The Mountain and Burchell’s zebras raise their foals together with the head stallion and other mares in the herd and there is strong love among the members unlike the Grevy’s zebra which protects her foal alone since they always part after a few months. Like their family relatives –the horses, zebras are able to stand, walk and suckle shortly after they are born.
The zebra has a life span of up to 28 years in the wild and is preyed up on by lions and hyenas and sometimes hunting dogs, leopards and cheetahs. They have been also known to mix with other animals especially antelopes hence improving their safety. Zebras also have been known to sleep while standing and more especially when there are other individuals grazing around or on guard.
Their defensive mechanism is composed of running at high speeds of about 65km/hr in a zigzag way and sometimes standing in semi-circles ready to bite the enemy. Its strongest weapon is its strong hind kicks which are known to kill even lions.

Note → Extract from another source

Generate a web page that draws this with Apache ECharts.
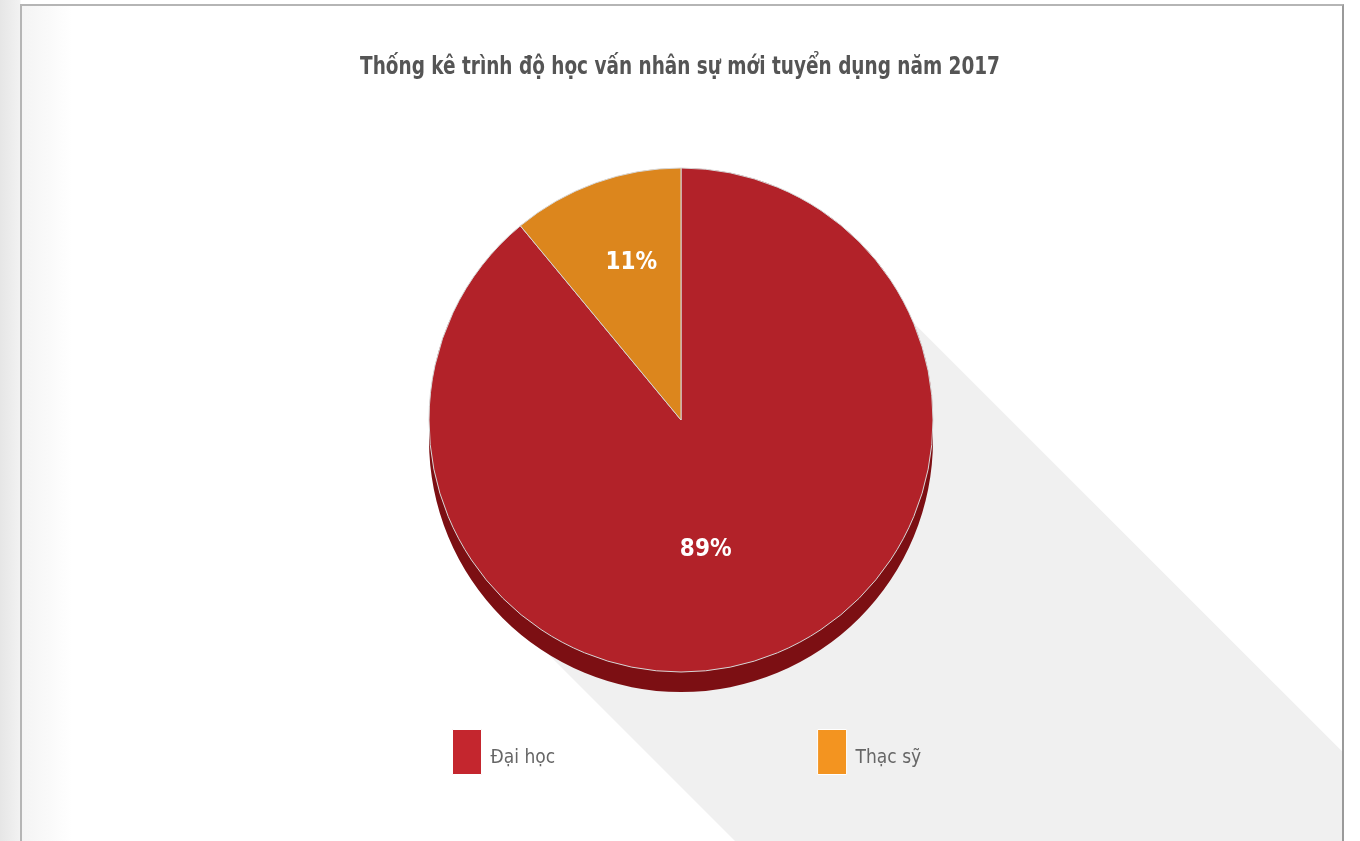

The zebra has an excellent eye sight with good night vision and can see in colour. It also has a good sense of smell and taste in addition to an acute hearing sense with its large round ears. The Grevy’s Zebra is distinctly the largest of all the 3 species while the mountain Zebra is the smallest of the 3.
Both the Grevy’s zebra and the Mountain zebra are listed as endangered while plains zebra (Burchell’s zebra) populations remain plentiful and is listed as Least Concern by the IUCN, though their numbers declined greatly in the last century.
The 3 species of Zebra all exist in the wild only in Africa. Grevy’s zebra, named after Jules Grevy, a president of France in the 1880s who had received one from Abyssinia as a gift, is now found mostly in northern Kenya and Ethiopia while the Mountain zebra is found in southern and southwestern Africa in the dry mountains of Namibia, Angola and South Africa and the Burchell’s, also known as the common or plains zebra exist in numerous numbers in most East African countries (Kenya, Tanzania and Uganda).